I woke up with a soft kiss on my cheeks as Sean said goodbye before he headed to the airport. I tried my best to fall asleep but sleep eluded me. I was dreading the day. It is ironical that I dread March 2nd since it was a day of excitement and happiness in my life for many years. It is baba’s birthday.
Today was a day of deep breaths and a lot of blinking. As I drove to the gym, I felt my chest constrict with pain. I tried to breathe in, hold it and exhale slowly. No matter how much I tried to focus on the happy memories, all I could think about was the last few days of his struggle and my utter helplessness.
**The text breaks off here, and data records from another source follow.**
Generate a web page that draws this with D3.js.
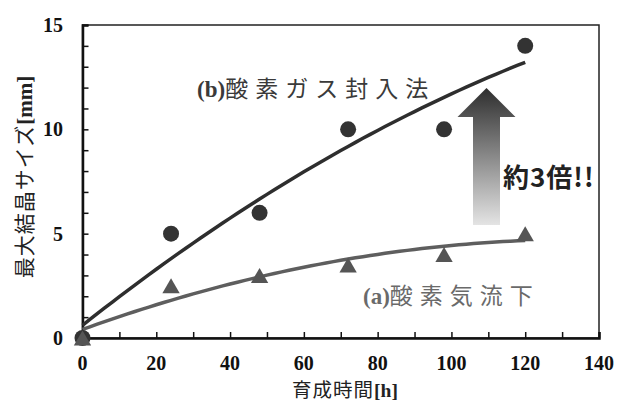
<!DOCTYPE html>
<html>
<head>
<meta charset="utf-8">
<script src="https://cdn.jsdelivr.net/npm/d3@7"></script>
<style>
  html, body { margin: 0; padding: 0; background: #fff; }
  svg { display: block; }
</style>
</head>
<body>
<svg id="chart" width="617" height="401"></svg>
<script>
// Growth time [h] and maximum crystal size [mm]
const hours = [0, 24, 48, 72, 98, 120];
const sizeGasSealed = [0, 5, 6, 10, 10, 14];     // (b) 酸素ガス封入法
const sizeOxygenFlow = [0, 2.5, 3, 3.5, 4, 5];   // (a) 酸素気流下
const xTicks = [0, 20, 40, 60, 80, 100, 120, 140];
const yTicks = [0, 5, 10, 15];

const svg = d3.select("#chart");
const margin = { left: 82.5, right: 18, top: 25, bottom: 63 };
const W = 617, H = 401;

const x = d3.scaleLinear().domain([0, 140]).range([margin.left, W - margin.right]);
const y = d3.scaleLinear().domain([0, 15]).range([H - margin.bottom, margin.top]);

const serif = "'Liberation Serif', 'DejaVu Serif', 'Noto Sans CJK JP', serif";
const cjk = "'Noto Sans CJK JP', 'Liberation Serif', serif";

// Least-squares quadratic trendline
function quadFit(xs, ys) {
  const n = xs.length;
  let s = [0, 0, 0, 0, 0], t = [0, 0, 0];
  for (let i = 0; i < n; i++) {
    for (let k = 0; k < 5; k++) s[k] += Math.pow(xs[i], k);
    for (let k = 0; k < 3; k++) t[k] += ys[i] * Math.pow(xs[i], k);
  }
  const M = [[s[0], s[1], s[2], t[0]], [s[1], s[2], s[3], t[1]], [s[2], s[3], s[4], t[2]]];
  for (let i = 0; i < 3; i++) {
    for (let j = i + 1; j < 3; j++) {
      const f = M[j][i] / M[i][i];
      for (let k = i; k < 4; k++) M[j][k] -= f * M[i][k];
    }
  }
  const c = [0, 0, 0];
  for (let i = 2; i >= 0; i--) {
    let v = M[i][3];
    for (let k = i + 1; k < 3; k++) v -= M[i][k] * c[k];
    c[i] = v / M[i][i];
  }
  return xv => c[0] + c[1] * xv + c[2] * xv * xv;
}

// Gradient for the comparison arrow
const defs = svg.append("defs");
const grad = defs.append("linearGradient").attr("id", "arrowGrad")
  .attr("x1", 0).attr("y1", 0).attr("x2", 0).attr("y2", 1);
grad.append("stop").attr("offset", "0%").attr("stop-color", "#2e2e2e");
grad.append("stop").attr("offset", "100%").attr("stop-color", "#e4e4e4");

// Frame
svg.append("rect")
  .attr("x", x(0)).attr("y", y(15))
  .attr("width", x(140) - x(0)).attr("height", y(0) - y(15))
  .attr("fill", "none").attr("stroke", "#222").attr("stroke-width", 1.5);

// Axes with inward minor ticks
const xAxis = svg.append("g").attr("transform", `translate(0,${y(0)})`)
  .call(d3.axisBottom(x).tickValues(d3.range(0, 141, 10)).tickSize(-6).tickFormat(""));
xAxis.select(".domain").attr("stroke-width", 2.5).attr("stroke", "#111");
xAxis.selectAll(".tick line").attr("stroke", "#111").attr("stroke-width", 1.5);

const yAxis = svg.append("g").attr("transform", `translate(${x(0)},0)`)
  .call(d3.axisLeft(y).tickValues(d3.range(0, 16, 1)).tickSize(-6).tickFormat(""));
yAxis.select(".domain").attr("stroke-width", 2.5).attr("stroke", "#111");
yAxis.selectAll(".tick line").attr("stroke", "#111").attr("stroke-width", 1.5);

// Tick labels
svg.append("g").selectAll("text").data(xTicks).join("text")
  .attr("x", d => x(d)).attr("y", 370)
  .attr("text-anchor", "middle")
  .attr("font-family", serif).attr("font-weight", "bold").attr("font-size", 20)
  .attr("fill", "#111")
  .text(d => d);

svg.append("g").selectAll("text").data(yTicks).join("text")
  .attr("x", 63).attr("y", d => y(d) + 7)
  .attr("text-anchor", "end")
  .attr("font-family", serif).attr("font-weight", "bold").attr("font-size", 20)
  .attr("fill", "#111")
  .text(d => d);

// Axis titles
const xt = svg.append("text")
  .attr("x", 345).attr("y", 396.5)
  .attr("text-anchor", "middle")
  .attr("font-size", 19.5).attr("fill", "#222");
xt.append("tspan").attr("font-family", cjk).attr("letter-spacing", 1).text("育成時間");
xt.append("tspan").attr("font-family", serif).attr("font-weight", "bold").text("[h]");

const yt = svg.append("text")
  .attr("transform", `translate(32,177) rotate(-90)`)
  .attr("text-anchor", "middle")
  .attr("font-size", 21).attr("fill", "#222");
yt.append("tspan").attr("font-family", cjk).attr("letter-spacing", 1).text("最大結晶サイズ");
yt.append("tspan").attr("font-family", serif).attr("font-weight", "bold").text("[mm]");

// Trendlines
const fitB = quadFit(hours, sizeGasSealed);
const fitA = quadFit(hours, sizeOxygenFlow);
const xs = d3.range(0, 120.01, 2);
const line = f => d3.line().x(d => x(d)).y(d => y(f(d)))(xs);

svg.append("path").attr("d", line(fitA))
  .attr("fill", "none").attr("stroke", "#5e5e5e").attr("stroke-width", 3.5);
svg.append("path").attr("d", line(fitB))
  .attr("fill", "none").attr("stroke", "#2e2e2e").attr("stroke-width", 3.5);

// Markers
svg.append("g").selectAll("circle").data(hours).join("circle")
  .attr("cx", d => x(d)).attr("cy", (d, i) => y(sizeGasSealed[i]))
  .attr("r", 8).attr("fill", "#333");

svg.append("g").selectAll("path").data(hours).join("path")
  .attr("d", d3.symbol().type(d3.symbolTriangle).size(130))
  .attr("transform", (d, i) => `translate(${x(d)},${y(sizeOxygenFlow[i]) + 2.5})`)
  .attr("fill", "#555");

// Series labels
const lb = svg.append("text")
  .attr("x", 197).attr("y", 97)
  .attr("font-size", 23).attr("fill", "#3a3a3a");
lb.append("tspan").attr("font-family", serif).attr("font-weight", "bold").text("(b)");
lb.append("tspan").attr("font-family", cjk).attr("letter-spacing", 7).text("酸素ガス封入法");

const la = svg.append("text")
  .attr("x", 363).attr("y", 304)
  .attr("font-size", 23).attr("fill", "#6a6a6a");
la.append("tspan").attr("font-family", serif).attr("font-weight", "bold").text("(a)");
la.append("tspan").attr("font-family", cjk).attr("letter-spacing", 7).text("酸素気流下");

// Comparison arrow
const ax = 486.5;
svg.append("path")
  .attr("d", `M${ax},88 L${ax + 29},117 L${ax + 13.5},117 L${ax + 13.5},225 L${ax - 13.5},225 L${ax - 13.5},117 L${ax - 29},117 Z`)
  .attr("fill", "url(#arrowGrad)");

svg.append("text")
  .attr("x", 503).attr("y", 187)
  .attr("font-family", "'Noto Sans CJK JP', sans-serif").attr("font-weight", "bold")
  .attr("font-size", 26).attr("letter-spacing", 1).attr("fill", "#222")
  .text("約3倍!!");
</script>
</body>
</html>
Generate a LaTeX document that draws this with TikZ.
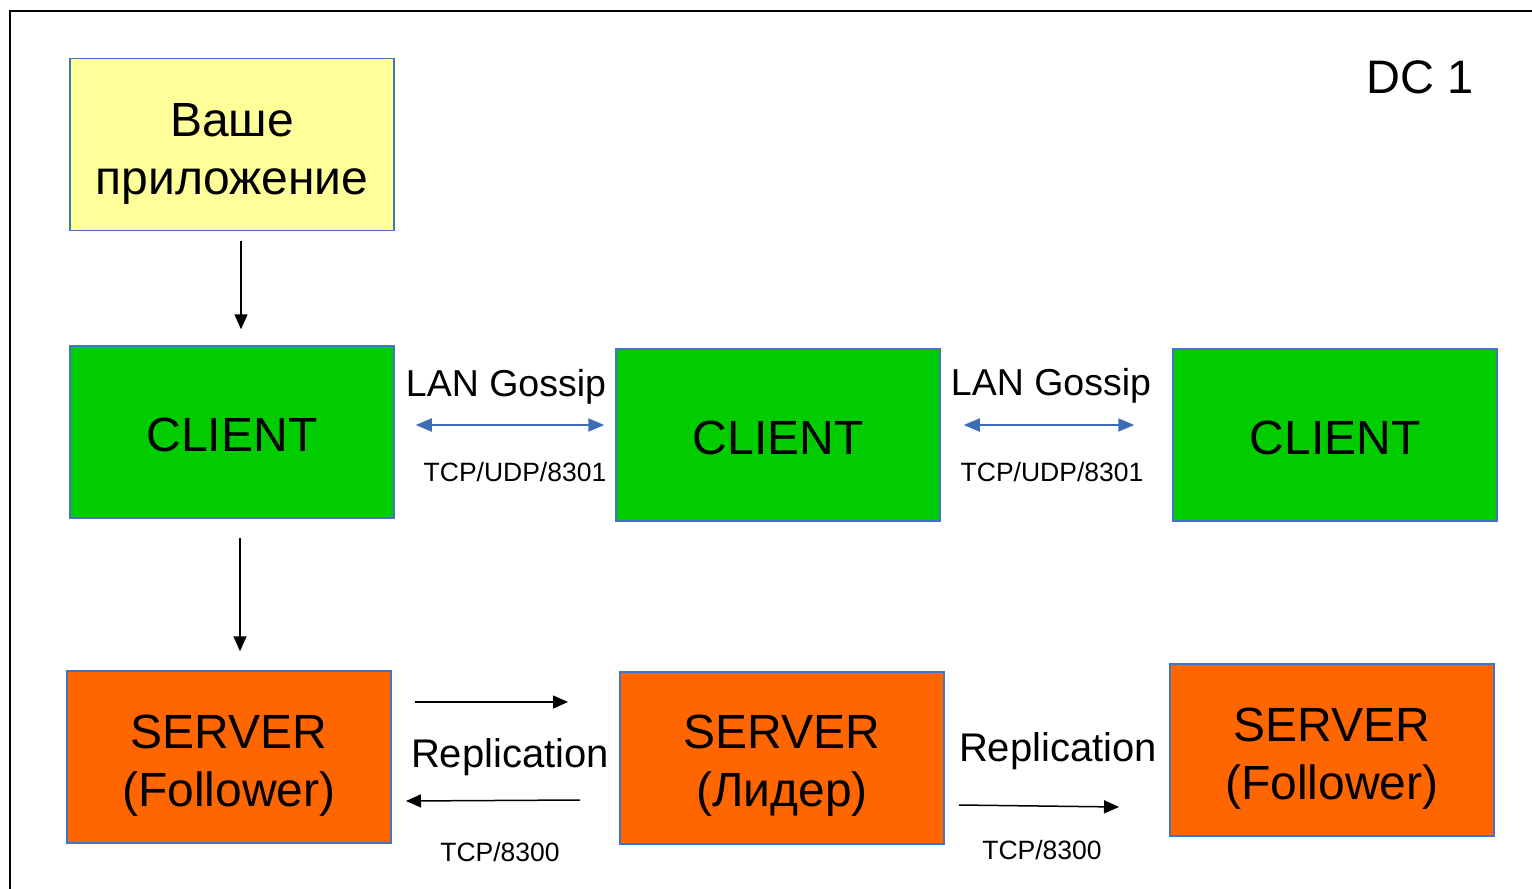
\documentclass[tikz,border=0pt]{standalone}
\usepackage{fontspec}
\setmainfont{Liberation Sans}
\usetikzlibrary{arrows.meta,calc}
\definecolor{appyellow}{HTML}{FFFF99}
\definecolor{clientgreen}{HTML}{00CC00}
\definecolor{serverorange}{HTML}{FF6600}
\definecolor{boxborder}{HTML}{4472C4}
\definecolor{gossipblue}{HTML}{3F6DB3}
\tikzset{
  box/.style={draw=boxborder, line width=1.5pt, minimum width=324pt, minimum height=172pt, inner sep=0pt},
  appbox/.style={box, fill=appyellow},
  clientbox/.style={box, fill=clientgreen},
  serverbox/.style={box, fill=serverorange},
  boxtext/.style={inner sep=0pt, align=center, font=\fontsize{48}{58}\selectfont},
  blackarrow/.style={line width=1.5pt, -{Triangle[length=15pt,width=13pt]}},
  gossiparrow/.style={draw=gossipblue, line width=2pt, {Triangle[length=16pt,width=13pt]}-{Triangle[length=16pt,width=13pt]}},
  biglabel/.style={inner sep=0pt, font=\fontsize{37.5}{44}\selectfont},
  replabel/.style={inner sep=0pt, font=\fontsize{40}{46}\selectfont},
  portlabel/.style={inner sep=0pt, font=\fontsize{26.5}{30}\selectfont},
}
\begin{document}
\begin{tikzpicture}[x=1pt,y=-1pt]
\useasboundingbox (0,0) rectangle (1532,889);
% outer frame
\draw[line width=2.5pt] (10,895) -- (10,11) -- (1540,11);
\node[inner sep=0pt, font=\fontsize{47}{56}\selectfont] (dc) at (1420,77) {DC 1};
% boxes
\node[appbox] (app) at (232,144.5) {};
\node[clientbox] (c1) at (232,432) {};
\node[clientbox] (c2) at (778,435) {};
\node[clientbox] (c3) at (1335,435) {};
\node[serverbox] (s1) at (229,757) {};
\node[serverbox] (s2) at (782,758) {};
\node[serverbox] (s3) at (1332,750) {};
\node[boxtext] (appt) at ([yshift=-9pt]app.center) {Ваше\\приложение};
\node[boxtext] (c1t) at ([yshift=-3pt]c1.center) {CLIENT};
\node[boxtext] (c2t) at ([yshift=-3pt]c2.center) {CLIENT};
\node[boxtext] (c3t) at ([yshift=-3pt]c3.center) {CLIENT};
\node[boxtext] (s1t) at ([yshift=-9pt]s1.center) {SERVER\\(Follower)};
\node[boxtext] (s2t) at ([yshift=-8pt]s2.center) {SERVER\\(Лидер)};
\node[boxtext] (s3t) at ([yshift=-9pt]s3.center) {SERVER\\(Follower)};
% vertical arrows
\draw[blackarrow] ([xshift=9pt,yshift=-10pt]app.south) -- ([xshift=9pt,yshift=16pt]c1.north);
\draw[blackarrow] ([xshift=8pt,yshift=-19pt]c1.south) -- ([xshift=11pt,yshift=19pt]s1.north);
% gossip
\draw[gossiparrow] ([xshift=21pt,yshift=7pt]c1.east) -- ([xshift=-11pt,yshift=10pt]c2.west);
\draw[gossiparrow] ([xshift=23pt,yshift=10pt]c2.east) -- ([xshift=-38pt,yshift=10pt]c3.west);
\node[biglabel] (g1) at (506,387) {LAN Gossip};
\node[biglabel] (g2) at (1051,386) {LAN Gossip};
\node[portlabel] (p1) at (515,472) {TCP/UDP/8301};
\node[portlabel] (p2) at (1052,472) {TCP/UDP/8301};
% replication
\coordinate (r1a) at (415,702);
\coordinate (r1b) at (568,702);
\coordinate (r2a) at (580,800);
\coordinate (r2b) at (406,801);
\coordinate (r3a) at (959,805);
\coordinate (r3b) at (1119,807);
\draw[blackarrow] (r1a) -- (r1b);
\draw[blackarrow] (r2a) -- (r2b);
\draw[blackarrow] (r3a) -- (r3b);
\node[replabel] (rl1) at (510,757) {Replication};
\node[replabel] (rl2) at (1058,751) {Replication};
\node[portlabel] (t1) at (500,852) {TCP/8300};
\node[portlabel] (t2) at (1042,850) {TCP/8300};
\end{tikzpicture}
\end{document}
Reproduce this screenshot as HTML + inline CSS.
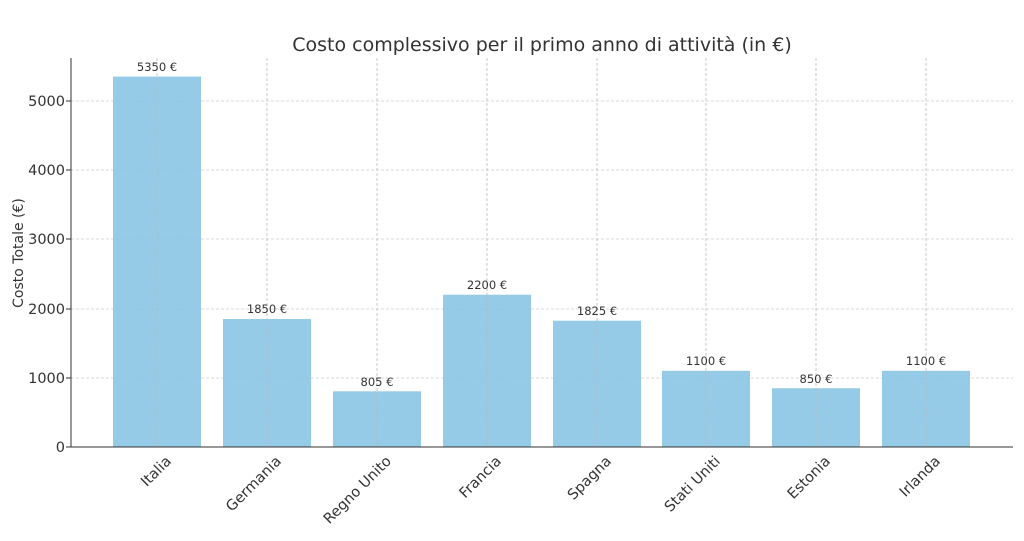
<!DOCTYPE html>
<html><head><meta charset="utf-8"><style>
html,body{margin:0;padding:0;background:#fff;}
svg{display:block;font-family:"DejaVu Sans","Liberation Sans",sans-serif;}
</style></head><body>
<svg width="1024" height="541" viewBox="0 0 1024 541" xmlns="http://www.w3.org/2000/svg">
<rect width="1024" height="541" fill="#fff"/>
<text x="542" y="51" text-anchor="middle" font-size="19" fill="#333">Costo complessivo per il primo anno di attività (in €)</text>
<g stroke="#ccc" stroke-width="0.8" stroke-dasharray="3,2">
<line x1="71" x2="1013" y1="378" y2="378"/>
<line x1="71" x2="1013" y1="309" y2="309"/>
<line x1="71" x2="1013" y1="239" y2="239"/>
<line x1="71" x2="1013" y1="170" y2="170"/>
<line x1="71" x2="1013" y1="101" y2="101"/>
</g>
<g fill="#87c4e4" fill-opacity="0.88">
<rect x="113" y="76.6" width="88" height="370.4"/>
<rect x="223" y="319" width="88" height="128"/>
<rect x="333" y="391.3" width="88" height="55.7"/>
<rect x="443" y="294.7" width="88" height="152.3"/>
<rect x="553" y="320.7" width="88" height="126.3"/>
<rect x="662" y="370.8" width="88" height="76.2"/>
<rect x="772" y="388.2" width="88" height="58.8"/>
<rect x="882" y="370.8" width="88" height="76.2"/>
</g>
<g stroke="#bbb" stroke-width="0.8" stroke-dasharray="3,2">
<line x1="157" x2="157" y1="58" y2="447"/><line x1="267" x2="267" y1="58" y2="447"/>
<line x1="377" x2="377" y1="58" y2="447"/><line x1="487" x2="487" y1="58" y2="447"/>
<line x1="597" x2="597" y1="58" y2="447"/><line x1="706" x2="706" y1="58" y2="447"/>
<line x1="816" x2="816" y1="58" y2="447"/><line x1="926" x2="926" y1="58" y2="447"/>
</g>
<g font-size="11.5" fill="#333" text-anchor="middle">
<text x="157" y="71">5350 €</text><text x="267" y="313">1850 €</text>
<text x="377" y="386">805 €</text><text x="487" y="289">2200 €</text>
<text x="597" y="315">1825 €</text><text x="706" y="365">1100 €</text>
<text x="816" y="383">850 €</text><text x="926" y="365">1100 €</text>
</g>
<line x1="71" x2="71" y1="58" y2="447" stroke="#333" stroke-width="1"/>
<line x1="71" x2="1013" y1="447" y2="447" stroke="#333" stroke-width="1"/>
<g stroke="#333"><line x1="66" x2="71" y1="447" y2="447"/><line x1="66" x2="71" y1="378" y2="378"/><line x1="66" x2="71" y1="309" y2="309"/><line x1="66" x2="71" y1="239" y2="239"/><line x1="66" x2="71" y1="170" y2="170"/><line x1="66" x2="71" y1="101" y2="101"/></g>
<g font-size="14.5" fill="#333" text-anchor="end">
<text x="65" y="452">0</text><text x="65" y="383">1000</text><text x="65" y="314">2000</text>
<text x="65" y="244">3000</text><text x="65" y="175">4000</text><text x="65" y="106">5000</text>
</g>
<text transform="translate(23,253) rotate(-90)" text-anchor="middle" font-size="14" fill="#333">Costo Totale (€)</text>
<g font-size="14.5" fill="#333" text-anchor="end">
<text transform="translate(172,462) rotate(-45)">Italia</text>
<text transform="translate(282,462) rotate(-45)">Germania</text>
<text transform="translate(392,462) rotate(-45)">Regno Unito</text>
<text transform="translate(502,462) rotate(-45)">Francia</text>
<text transform="translate(612,462) rotate(-45)">Spagna</text>
<text transform="translate(721,462) rotate(-45)">Stati Uniti</text>
<text transform="translate(831,462) rotate(-45)">Estonia</text>
<text transform="translate(941,462) rotate(-45)">Irlanda</text>
</g>
</svg>
</body></html>
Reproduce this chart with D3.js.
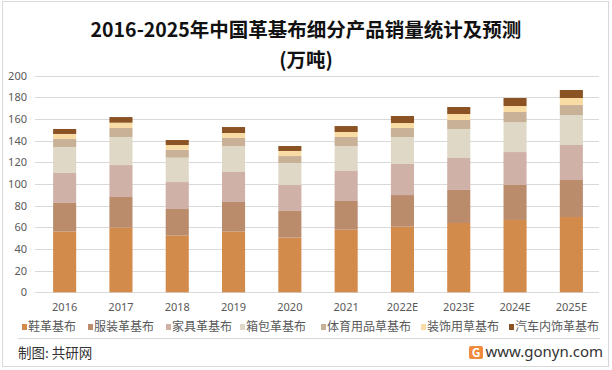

A few friends still remembered him. They wrote on his Facebook page. Khushi wrote too. She said she missed him so much. She hopes both of them are blessing her from heaven. I also read a passage from A.A Milne’s Winnie the Pooh where Pooh is having a very Difficult day and Piglet asks him if he wants to talk about it. Pooh doesn’t want to talk. So Piglet just sits with him. When someone is having a very Difficult day, it is wonderful to just sit with them. Perhaps that is what friendship is all about. I needed a Piglet.
I had a very Difficult day but I went about my life – gym, work, dinner, without Piglet. I got through it. Today brought back glimpses of the very painful place I was in. I am certainly getting out of it and I am sure tomorrow will be better and as years go by birthdays will hurt less. Grief is like the waves – it ebbs and flows.